- _EXERCISE INSTRUCTIONS_: Scan the lines below for the string "this" and copy every one that has it.

- _TASK DATA_:
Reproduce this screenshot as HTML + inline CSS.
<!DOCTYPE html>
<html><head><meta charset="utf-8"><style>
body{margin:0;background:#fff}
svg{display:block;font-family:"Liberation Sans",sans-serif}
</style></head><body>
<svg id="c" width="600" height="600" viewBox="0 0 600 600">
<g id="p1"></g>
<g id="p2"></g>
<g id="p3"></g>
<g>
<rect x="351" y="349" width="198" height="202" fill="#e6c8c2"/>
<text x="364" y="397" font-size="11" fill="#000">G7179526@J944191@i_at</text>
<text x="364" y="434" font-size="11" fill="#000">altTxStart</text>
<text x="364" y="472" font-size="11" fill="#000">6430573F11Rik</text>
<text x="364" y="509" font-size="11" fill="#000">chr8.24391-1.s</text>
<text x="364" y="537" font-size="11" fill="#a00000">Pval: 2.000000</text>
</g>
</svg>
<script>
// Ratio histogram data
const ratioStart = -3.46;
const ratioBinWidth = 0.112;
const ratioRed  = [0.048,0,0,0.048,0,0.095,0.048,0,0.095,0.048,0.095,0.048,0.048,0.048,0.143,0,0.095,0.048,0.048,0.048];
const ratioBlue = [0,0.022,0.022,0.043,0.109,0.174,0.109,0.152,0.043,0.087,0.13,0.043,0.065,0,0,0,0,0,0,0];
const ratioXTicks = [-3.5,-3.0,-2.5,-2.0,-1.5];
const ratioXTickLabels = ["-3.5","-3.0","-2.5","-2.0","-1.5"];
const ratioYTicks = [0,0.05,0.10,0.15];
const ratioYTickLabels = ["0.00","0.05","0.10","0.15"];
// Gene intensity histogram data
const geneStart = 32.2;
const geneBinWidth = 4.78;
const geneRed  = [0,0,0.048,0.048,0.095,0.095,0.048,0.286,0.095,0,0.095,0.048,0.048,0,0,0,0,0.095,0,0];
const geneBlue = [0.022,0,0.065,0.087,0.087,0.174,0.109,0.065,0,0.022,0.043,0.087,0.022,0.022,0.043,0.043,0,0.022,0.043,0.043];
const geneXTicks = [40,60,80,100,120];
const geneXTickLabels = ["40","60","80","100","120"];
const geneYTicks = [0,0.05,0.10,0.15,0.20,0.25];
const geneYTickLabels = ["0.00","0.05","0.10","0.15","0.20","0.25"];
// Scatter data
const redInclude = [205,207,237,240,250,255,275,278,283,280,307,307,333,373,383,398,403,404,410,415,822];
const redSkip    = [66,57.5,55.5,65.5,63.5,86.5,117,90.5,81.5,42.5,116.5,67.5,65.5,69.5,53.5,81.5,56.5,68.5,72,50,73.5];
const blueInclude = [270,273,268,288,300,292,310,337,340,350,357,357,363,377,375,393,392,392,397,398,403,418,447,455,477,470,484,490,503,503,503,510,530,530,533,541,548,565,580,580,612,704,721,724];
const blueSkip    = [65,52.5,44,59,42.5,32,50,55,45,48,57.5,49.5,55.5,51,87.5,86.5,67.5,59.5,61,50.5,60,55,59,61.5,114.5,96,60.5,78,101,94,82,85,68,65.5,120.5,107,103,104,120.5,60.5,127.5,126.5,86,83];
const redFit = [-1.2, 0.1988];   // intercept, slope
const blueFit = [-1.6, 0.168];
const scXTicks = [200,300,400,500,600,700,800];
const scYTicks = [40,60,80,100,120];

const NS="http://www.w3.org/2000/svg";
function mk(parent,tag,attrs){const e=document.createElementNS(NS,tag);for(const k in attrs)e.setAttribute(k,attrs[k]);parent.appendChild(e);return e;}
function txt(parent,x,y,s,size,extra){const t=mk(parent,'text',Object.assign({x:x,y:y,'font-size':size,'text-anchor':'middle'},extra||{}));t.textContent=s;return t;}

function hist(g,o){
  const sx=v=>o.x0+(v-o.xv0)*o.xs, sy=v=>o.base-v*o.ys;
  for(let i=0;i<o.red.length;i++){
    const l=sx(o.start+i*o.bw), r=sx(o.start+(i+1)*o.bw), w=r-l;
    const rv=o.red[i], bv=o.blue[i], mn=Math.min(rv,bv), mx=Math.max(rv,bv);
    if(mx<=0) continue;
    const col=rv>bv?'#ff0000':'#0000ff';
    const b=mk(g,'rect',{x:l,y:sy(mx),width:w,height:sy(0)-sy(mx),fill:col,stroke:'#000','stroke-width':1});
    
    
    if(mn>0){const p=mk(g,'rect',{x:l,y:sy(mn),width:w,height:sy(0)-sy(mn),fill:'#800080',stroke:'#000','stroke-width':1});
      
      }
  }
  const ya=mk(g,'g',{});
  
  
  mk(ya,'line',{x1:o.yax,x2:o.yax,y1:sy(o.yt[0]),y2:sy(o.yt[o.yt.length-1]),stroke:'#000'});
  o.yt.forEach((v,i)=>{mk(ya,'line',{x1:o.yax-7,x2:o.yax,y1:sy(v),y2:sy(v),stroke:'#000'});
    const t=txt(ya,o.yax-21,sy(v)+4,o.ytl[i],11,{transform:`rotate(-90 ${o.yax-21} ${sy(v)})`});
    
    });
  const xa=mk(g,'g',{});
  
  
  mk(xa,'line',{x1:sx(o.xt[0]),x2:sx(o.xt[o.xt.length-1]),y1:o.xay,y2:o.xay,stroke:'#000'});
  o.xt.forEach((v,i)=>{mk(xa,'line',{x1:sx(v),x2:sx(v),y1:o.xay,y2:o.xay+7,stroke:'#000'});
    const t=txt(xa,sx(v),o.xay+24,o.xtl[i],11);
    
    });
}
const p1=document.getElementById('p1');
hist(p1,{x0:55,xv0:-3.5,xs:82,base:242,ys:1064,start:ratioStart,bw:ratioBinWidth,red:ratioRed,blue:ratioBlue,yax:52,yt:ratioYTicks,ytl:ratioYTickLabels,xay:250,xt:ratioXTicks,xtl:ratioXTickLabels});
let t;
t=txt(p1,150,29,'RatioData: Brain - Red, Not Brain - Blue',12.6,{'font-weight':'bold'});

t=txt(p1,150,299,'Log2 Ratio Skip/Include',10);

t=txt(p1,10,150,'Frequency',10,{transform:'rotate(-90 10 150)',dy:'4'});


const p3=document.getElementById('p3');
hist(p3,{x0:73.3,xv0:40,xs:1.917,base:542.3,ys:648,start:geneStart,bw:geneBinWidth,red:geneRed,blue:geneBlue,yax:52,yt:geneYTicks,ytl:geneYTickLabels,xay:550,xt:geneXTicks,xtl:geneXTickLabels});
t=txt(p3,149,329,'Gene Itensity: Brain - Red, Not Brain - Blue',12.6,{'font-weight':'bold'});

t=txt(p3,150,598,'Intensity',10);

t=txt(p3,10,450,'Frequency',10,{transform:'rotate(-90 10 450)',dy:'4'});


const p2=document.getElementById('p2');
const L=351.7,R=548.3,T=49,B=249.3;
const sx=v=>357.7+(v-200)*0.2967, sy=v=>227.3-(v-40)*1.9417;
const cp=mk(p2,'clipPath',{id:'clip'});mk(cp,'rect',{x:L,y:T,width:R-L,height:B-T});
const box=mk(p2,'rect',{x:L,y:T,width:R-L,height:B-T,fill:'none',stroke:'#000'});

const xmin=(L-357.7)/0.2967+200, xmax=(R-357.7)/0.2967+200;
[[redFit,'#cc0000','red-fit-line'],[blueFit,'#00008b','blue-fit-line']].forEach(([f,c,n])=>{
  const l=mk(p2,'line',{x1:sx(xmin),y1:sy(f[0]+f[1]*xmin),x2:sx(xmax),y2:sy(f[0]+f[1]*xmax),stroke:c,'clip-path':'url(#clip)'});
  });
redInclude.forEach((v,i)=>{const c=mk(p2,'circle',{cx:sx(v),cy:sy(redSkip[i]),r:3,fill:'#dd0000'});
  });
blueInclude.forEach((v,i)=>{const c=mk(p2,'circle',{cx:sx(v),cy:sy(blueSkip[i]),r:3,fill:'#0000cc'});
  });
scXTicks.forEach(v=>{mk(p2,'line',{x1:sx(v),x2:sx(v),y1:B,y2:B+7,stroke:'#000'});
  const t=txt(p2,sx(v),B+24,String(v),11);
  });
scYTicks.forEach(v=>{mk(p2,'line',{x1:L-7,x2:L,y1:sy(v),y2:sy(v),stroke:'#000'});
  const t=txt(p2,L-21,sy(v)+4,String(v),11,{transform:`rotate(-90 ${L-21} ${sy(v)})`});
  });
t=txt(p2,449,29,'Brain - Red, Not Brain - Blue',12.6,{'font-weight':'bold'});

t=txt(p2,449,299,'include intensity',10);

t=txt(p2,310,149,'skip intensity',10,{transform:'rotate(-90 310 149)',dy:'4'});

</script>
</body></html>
* * *
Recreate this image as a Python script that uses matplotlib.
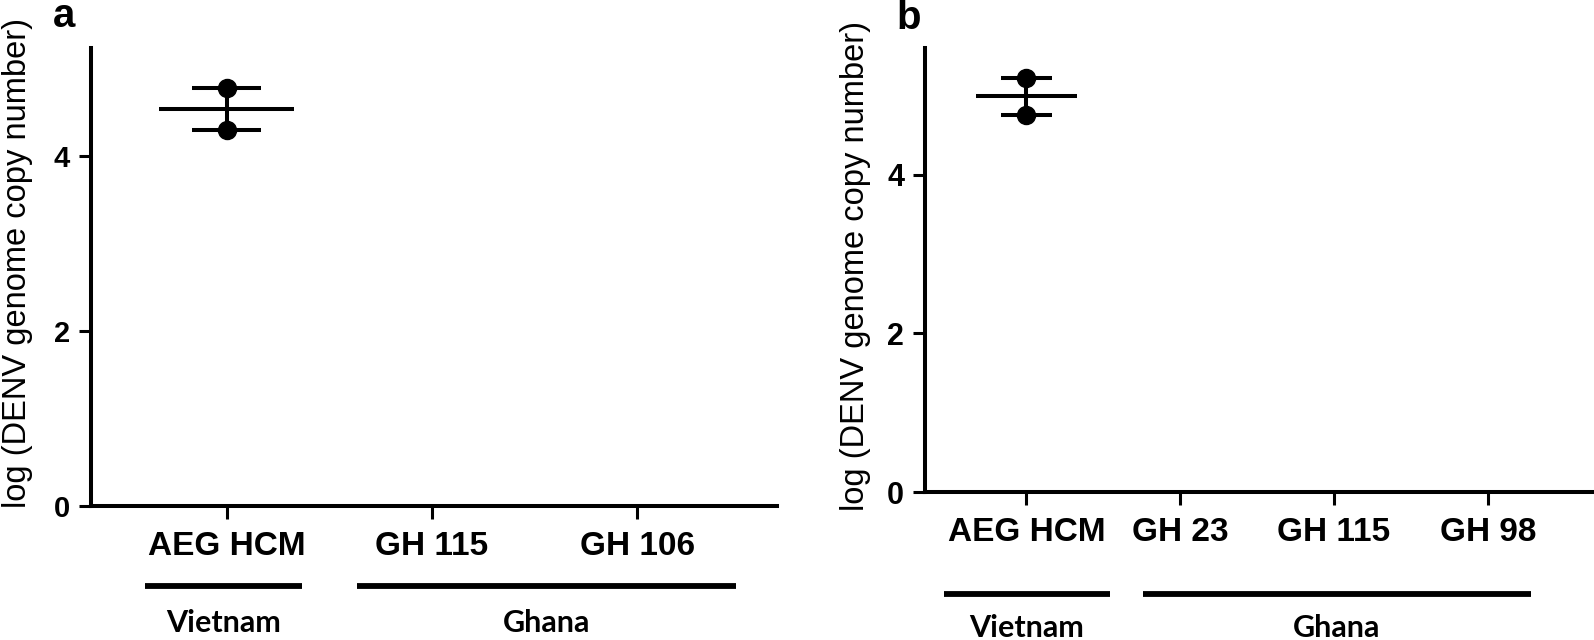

- _RESPONSE TO THE TASK_:
Reproduce this screenshot as HTML + inline CSS.
Recreate this image as a Python script that uses matplotlib.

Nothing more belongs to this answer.